We are told today that the Equality and Human Rights Commission (EHRC) have discovered that some older people are not cared for in a dignified and respectful way and that as a result their human rights are not being met. To those close to the industry, this is no surprise at all. In fact the Care Quality Commission (CQC) in their last report 2010/11 stated that “One of the outcomes we look at covers ‘effective, safe and appropriate care’. For both NHS and adult social care providers, failure to meet the regulations on this outcome was one of the three most common reasons why we served compliance actions”.
Why does it happen? Because important people in the process are not fulfilling their responsibilities and, because they are failing to do that, a watch dog is expected to oversee an operation serving 500,000 people. The watch dog has no buying power – just the power to sanction and, in extremis, to close a non-compliant operation.
Let’s start at the beginning. By all means let’s take the Minister’s lead today and look at the front line and yes, there will always be rogue care workers who have, in the Minister’s words, switched off their basic compassion. With such a large number involved this is an inevitability which has to be carefully managed by the service provider. What many good people on the front line will tell you is that they are poorly trained and supported, poorly treated and asked to work with conflicting priorities – who are they serving the customer or their manager? This is also inevitable and also needs careful management.
Beginning to spot a theme here? Now ask a Local Authority commissioner about how carefully their provider is managed and you will probably be passed on to the contract manager – this is someone who takes over the management of the provider from the commissioner once the service starts to be implemented. Now when you talk to the contract manager they will tell you that they have too many contracts to manage and so they are behind, but they probably have a conversation several times each year on any specific complaints and some discussions about trying to get day-rate prices down. Does this sound like a good basis for checking on this careful management the provider needs to have in place? – No.
Maybe we need to look elsewhere? The Local Authority’s operations department deals with people approaching social services and, where necessary, assesses these people and decides upon a package of care to be delivered by one of the contracted providers. Each case will get logged on to the LA’s case management system and a purchase order sent to a service provider. In most instances the LA will get the care kicked off okay and then leave it to the service provider to look after. Anything up to a year later the case will be formally reviewed, but unless there is a complaint of some sort there will be no further checking. Have we now found a good basis for checking on the careful management the provider needs to have in place? – still no, but there is nowhere else to go, or is there?

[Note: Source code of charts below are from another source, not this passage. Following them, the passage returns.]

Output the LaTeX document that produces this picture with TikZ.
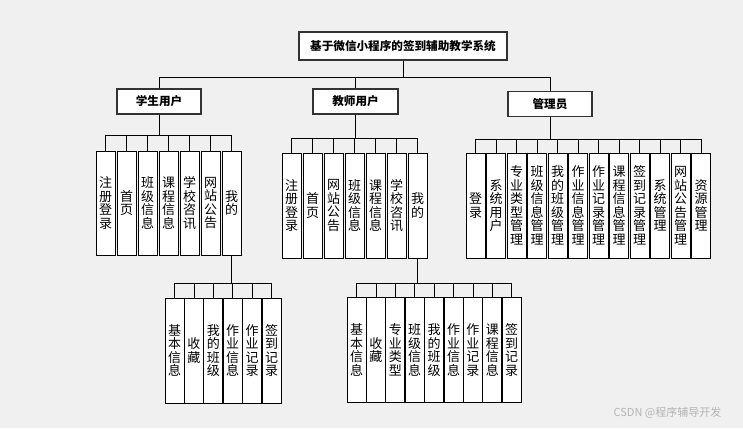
\documentclass[tikz,border=0pt]{standalone}
\usepackage{fontspec}
\setmainfont{Noto Sans CJK SC}
\usepackage{xcolor}
\usepackage{tikz}
\usetikzlibrary{positioning}

\definecolor{bgcol}{HTML}{F0F0F0}
\definecolor{markcol}{HTML}{B4B4B4}

\begin{document}
\begin{tikzpicture}[x=1pt, y=1pt,
  node distance=2pt,
  head/.style={rectangle, draw=black!80, line width=1.1pt, fill=white, minimum width=84pt, minimum height=25pt, inner sep=0pt, font=\fontsize{11.6}{14}\selectfont\bfseries},
  leaf/.style={rectangle, draw, line width=0.7pt, fill=white, minimum width=19pt, minimum height=105pt, inner sep=0pt, outer sep=0pt, align=center, font=\fontsize{13}{13.5}\selectfont},
  link/.style={line width=0.8pt}
]
\fill[bgcol] (0,0) rectangle (743,-428);
\useasboundingbox (0,0) rectangle (743,-428);

% 顶层
\node[head, minimum width=208pt, minimum height=28pt] (sys) at (403,-46) {基于微信小程序的签到辅助教学系统};
\node[head] (stu) at (159,-101.5) {学生用户};
\node[head, minimum width=85pt] (tea) at (355.5,-101.5) {教师用户};
\node[head] (adm) at (550,-104) {管理员};

% 学生用户
\node[leaf, minimum height=104pt] (s1) at (105.5,-203) {注\\册\\登\\录};
\node[leaf, minimum height=104pt, right=of s1] (s2) {首\\页};
\node[leaf, minimum height=104pt, right=of s2] (s3) {班\\级\\信\\息};
\node[leaf, minimum height=104pt, right=of s3] (s4) {课\\程\\信\\息};
\node[leaf, minimum height=104pt, right=of s4] (s5) {学\\校\\咨\\讯};
\node[leaf, minimum height=104pt, right=of s5] (s6) {网\\站\\公\\告};
\node[leaf, minimum height=104pt, right=of s6] (s7) {我\\的};

% 学生用户 / 我的
\node[leaf] (m1) at (174.5,-350.5) {基\\本\\信\\息};
\node[leaf, right=0.4pt of m1] (m2) {收\\藏};
\node[leaf, right=0.4pt of m2] (m3) {我\\的\\班\\级};
\node[leaf, right=0.4pt of m3] (m4) {作\\业\\信\\息};
\node[leaf, right=0.4pt of m4] (m5) {作\\业\\记\\录};
\node[leaf, right=0.4pt of m5] (m6) {签\\到\\记\\录};

% 教师用户
\node[leaf] (t1) at (291.5,-205.5) {注\\册\\登\\录};
\node[leaf, right=of t1] (t2) {首\\页};
\node[leaf, right=of t2] (t3) {网\\站\\公\\告};
\node[leaf, right=of t3] (t4) {班\\级\\信\\息};
\node[leaf, right=of t4] (t5) {课\\程\\信\\息};
\node[leaf, right=of t5] (t6) {学\\校\\咨\\讯};
\node[leaf, right=of t6] (t7) {我\\的};

% 教师用户 / 我的
\node[leaf] (n1) at (356.5,-350) {基\\本\\信\\息};
\node[leaf, right=0.4pt of n1] (n2) {收\\藏};
\node[leaf, right=0.4pt of n2] (n3) {专\\业\\类\\型};
\node[leaf, right=0.4pt of n3] (n4) {班\\级\\信\\息};
\node[leaf, right=0.4pt of n4] (n5) {我\\的\\班\\级};
\node[leaf, right=0.4pt of n5] (n6) {作\\业\\信\\息};
\node[leaf, right=0.4pt of n6] (n7) {作\\业\\记\\录};
\node[leaf, right=0.4pt of n7] (n8) {课\\程\\信\\息};
\node[leaf, right=0.4pt of n8] (n9) {签\\到\\记\\录};

% 管理员
\node[leaf] (a1) at (475.5,-205.5) {登\\录};
\node[leaf, right=1.5pt of a1] (a2) {系\\统\\用\\户};
\node[leaf, right=1.5pt of a2] (a3) {专\\业\\类\\型\\管\\理};
\node[leaf, right=1.5pt of a3] (a4) {班\\级\\信\\息\\管\\理};
\node[leaf, right=1.5pt of a4] (a5) {我\\的\\班\\级\\管\\理};
\node[leaf, right=1.5pt of a5] (a6) {作\\业\\信\\息\\管\\理};
\node[leaf, right=1.5pt of a6] (a7) {作\\业\\记\\录\\管\\理};
\node[leaf, right=1.5pt of a7] (a8) {课\\程\\信\\息\\管\\理};
\node[leaf, right=1.5pt of a8] (a9) {签\\到\\记\\录\\管\\理};
\node[leaf, right=1.5pt of a9] (a10) {系\\统\\管\\理};
\node[leaf, right=1.5pt of a10] (a11) {网\\站\\公\\告\\管\\理};
\node[leaf, right=1.5pt of a11] (a12) {资\\源\\管\\理};

\node[text=markcol, font=\fontsize{11}{13}\selectfont] (mark) at (667.5,-413) {CSDN @程序辅导开发};

\draw[link] (sys.south) -- ++(0,-17) -| (stu.north);
\draw[link] (sys.south) -- ++(0,-17) -| (tea.north);
\draw[link] (sys.south) -- ++(0,-17) -| (adm.north);

\draw[link] (stu.south) -- ++(0,-21) -| (s1.north);
\draw[link] (stu.south) -- ++(0,-21) -| (s2.north);
\draw[link] (stu.south) -- ++(0,-21) -| (s3.north);
\draw[link] (stu.south) -- ++(0,-21) -| (s4.north);
\draw[link] (stu.south) -- ++(0,-21) -| (s5.north);
\draw[link] (stu.south) -- ++(0,-21) -| (s6.north);
\draw[link] (stu.south) -- ++(0,-21) -| (s7.north);

\draw[link] (s7.south) -- ++(0,-28) -| (m1.north);
\draw[link] (s7.south) -- ++(0,-28) -| (m2.north);
\draw[link] (s7.south) -- ++(0,-28) -| (m3.north);
\draw[link] (s7.south) -- ++(0,-28) -| (m4.north);
\draw[link] (s7.south) -- ++(0,-28) -| (m5.north);
\draw[link] (s7.south) -- ++(0,-28) -| (m6.north);

\draw[link] (tea.south) -- ++(0,-24) -| (t1.north);
\draw[link] (tea.south) -- ++(0,-24) -| (t2.north);
\draw[link] (tea.south) -- ++(0,-24) -| (t3.north);
\draw[link] (tea.south) -- ++(0,-24) -| (t4.north);
\draw[link] (tea.south) -- ++(0,-24) -| (t5.north);
\draw[link] (tea.south) -- ++(0,-24) -| (t6.north);
\draw[link] (tea.south) -- ++(0,-24) -| (t7.north);

\draw[link] (t7.south) -- ++(0,-25) -| (n1.north);
\draw[link] (t7.south) -- ++(0,-25) -| (n2.north);
\draw[link] (t7.south) -- ++(0,-25) -| (n3.north);
\draw[link] (t7.south) -- ++(0,-25) -| (n4.north);
\draw[link] (t7.south) -- ++(0,-25) -| (n5.north);
\draw[link] (t7.south) -- ++(0,-25) -| (n6.north);
\draw[link] (t7.south) -- ++(0,-25) -| (n7.north);
\draw[link] (t7.south) -- ++(0,-25) -| (n8.north);
\draw[link] (t7.south) -- ++(0,-25) -| (n9.north);

\draw[link] (adm.south) -- ++(0,-22) -| (a1.north);
\draw[link] (adm.south) -- ++(0,-22) -| (a2.north);
\draw[link] (adm.south) -- ++(0,-22) -| (a3.north);
\draw[link] (adm.south) -- ++(0,-22) -| (a4.north);
\draw[link] (adm.south) -- ++(0,-22) -| (a5.north);
\draw[link] (adm.south) -- ++(0,-22) -| (a6.north);
\draw[link] (adm.south) -- ++(0,-22) -| (a7.north);
\draw[link] (adm.south) -- ++(0,-22) -| (a8.north);
\draw[link] (adm.south) -- ++(0,-22) -| (a9.north);
\draw[link] (adm.south) -- ++(0,-22) -| (a10.north);
\draw[link] (adm.south) -- ++(0,-22) -| (a11.north);
\draw[link] (adm.south) -- ++(0,-22) -| (a12.north);
\end{tikzpicture}
\end{document}
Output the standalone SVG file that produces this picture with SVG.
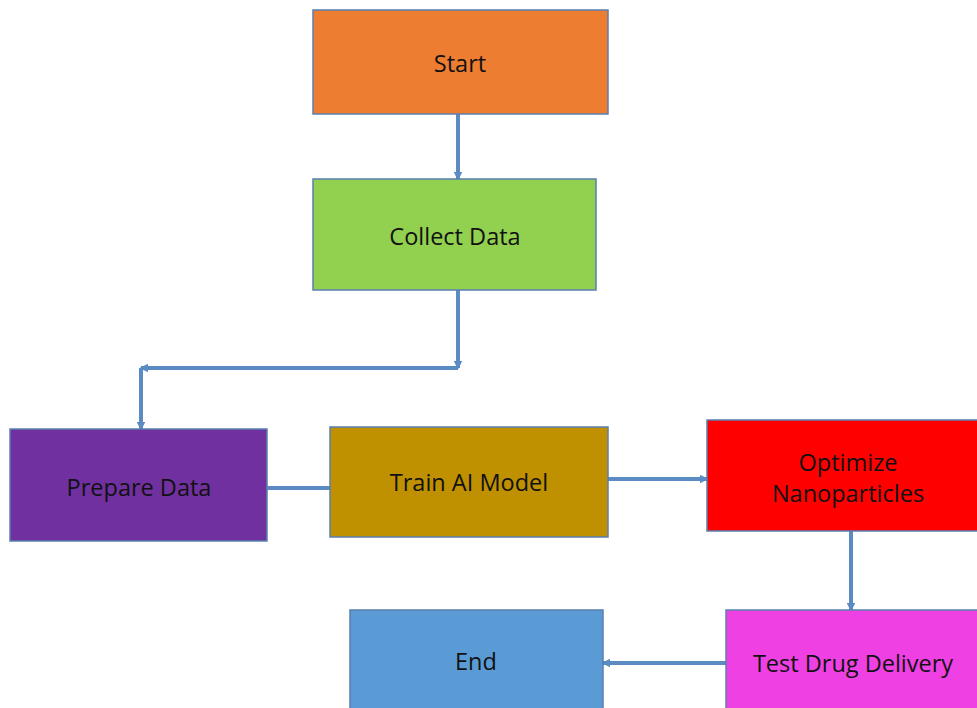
<svg xmlns="http://www.w3.org/2000/svg" width="977" height="708" viewBox="0 0 977 708">
<style>
.box{stroke:#5B7FB0;stroke-width:1.5}
.lbl{font-family:"Open Sans","Liberation Sans",sans-serif;font-size:23.5px;fill:#111;text-anchor:middle;dominant-baseline:central}
.conn{fill:none;stroke:#5A8BC2;stroke-width:4}
</style>
<defs>
<marker id="ah" viewBox="0 0 6 6" refX="5" refY="3" markerWidth="2.2" markerHeight="2.2" orient="auto" markerUnits="strokeWidth">
<path d="M0,0 L6,3 L0,6 z" fill="#5A8BC2"/>
</marker>
</defs>
<rect width="977" height="708" fill="#ffffff"/>
<g id="connectors">
<path class="conn" d="M458,114 V179" marker-end="url(#ah)"/>
<path class="conn" d="M458,290 V368" marker-end="url(#ah)"/>
<path class="conn" d="M458,368 H141" marker-end="url(#ah)"/>
<path class="conn" d="M141,368 V429" marker-end="url(#ah)"/>
<path class="conn" d="M267,488 H330"/>
<path class="conn" d="M608,479 H707" marker-end="url(#ah)"/>
<path class="conn" d="M851,531 V610" marker-end="url(#ah)"/>
<path class="conn" d="M726,663 H603" marker-end="url(#ah)"/>
</g>
<g id="start">
<rect class="box" x="313" y="10" width="295" height="104" fill="#ED7D31"/>
<text class="lbl" x="460" y="63">Start</text>
</g>
<g id="collect">
<rect class="box" x="313" y="179" width="283" height="111" fill="#92D050"/>
<text class="lbl" x="455" y="236">Collect Data</text>
</g>
<g id="prepare">
<rect class="box" x="10" y="429" width="257" height="112" fill="#7030A0"/>
<text class="lbl" x="139" y="487">Prepare Data</text>
</g>
<g id="train">
<rect class="box" x="330" y="427" width="278" height="110" fill="#BF9000"/>
<text class="lbl" x="469" y="482">Train AI Model</text>
</g>
<g id="optimize">
<rect class="box" x="707" y="420" width="275" height="111" fill="#FF0000"/>
<text class="lbl" x="848" y="462">Optimize</text>
<text class="lbl" x="848" y="493">Nanoparticles</text>
</g>
<g id="test">
<rect class="box" x="726" y="610" width="256" height="104" fill="#EF41E3"/>
<text class="lbl" x="853" y="663">Test Drug Delivery</text>
</g>
<g id="end">
<rect class="box" x="350" y="610" width="253" height="104" fill="#5B9BD5"/>
<text class="lbl" x="476" y="661">End</text>
</g>
</svg>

Yes, there is a third party monitoring organisation, the CQC with a stretched team of inspectors who go round checking on the performance of registered social care providers. The only data I could find for my local care home was a self-assessment done by the provider when they first opened two years before. Does this sound like a good basis for checking on the careful management the provider needs to have in place? Regrettably no, and I think this the end of the story.
So to recap: the vast army of care workers out there needs careful management to ensure that sadists are rooted out and the good members of staff are properly trained, motivated and organised to excel at the job each commissioner has asked them to do. The council’s contract manager has to carefully manage the service provider (the contractor) but is not close enough to the provider to do that. The council’s operations manager has too many cases to look after so relies upon the provider and CQC. But in practice the provider is not carefully managed and the CQC, by their own admission is presiding over ineffective, unsafe and inappropriate care’.
What is the answer? Surely it is not to spend more money overlaying more third party checking and quality control. This seems to be the Department of Health’s first response. Any process engineer will tell you that quality control is wasted effort – it might be necessary but its need has to be routinely challenged.
I therefore strongly challenge the need for the CQC to be given more resources to check the front line services being provided by Local Authorities and their providers. The correct place to maintain quality is within the setting up and running of the contractual arrangement between commissioner and service provider. Notice I talk about two things: setting up as well as managing. As the EHRC correctly point out the commissioner must write a specification for the service which explicitly requires the provider to work in a way that protects human rights and they may well define particular measures the providers must adopt. Once the contract is signed, binding in the provider to deliver according to the specification, then the commissioning authority must guarantee that their chosen providers deliver what they have signed up to do. They pay for the service – they have a duty of care, no less, to ensure they get what they pay for from their nominated providers. This is what CQC should check first.
There are just over 150 local authorities with responsibility for adult social care and many hundreds of thousands of front line workers – where would you start? Is this what the Department of Health is suggesting?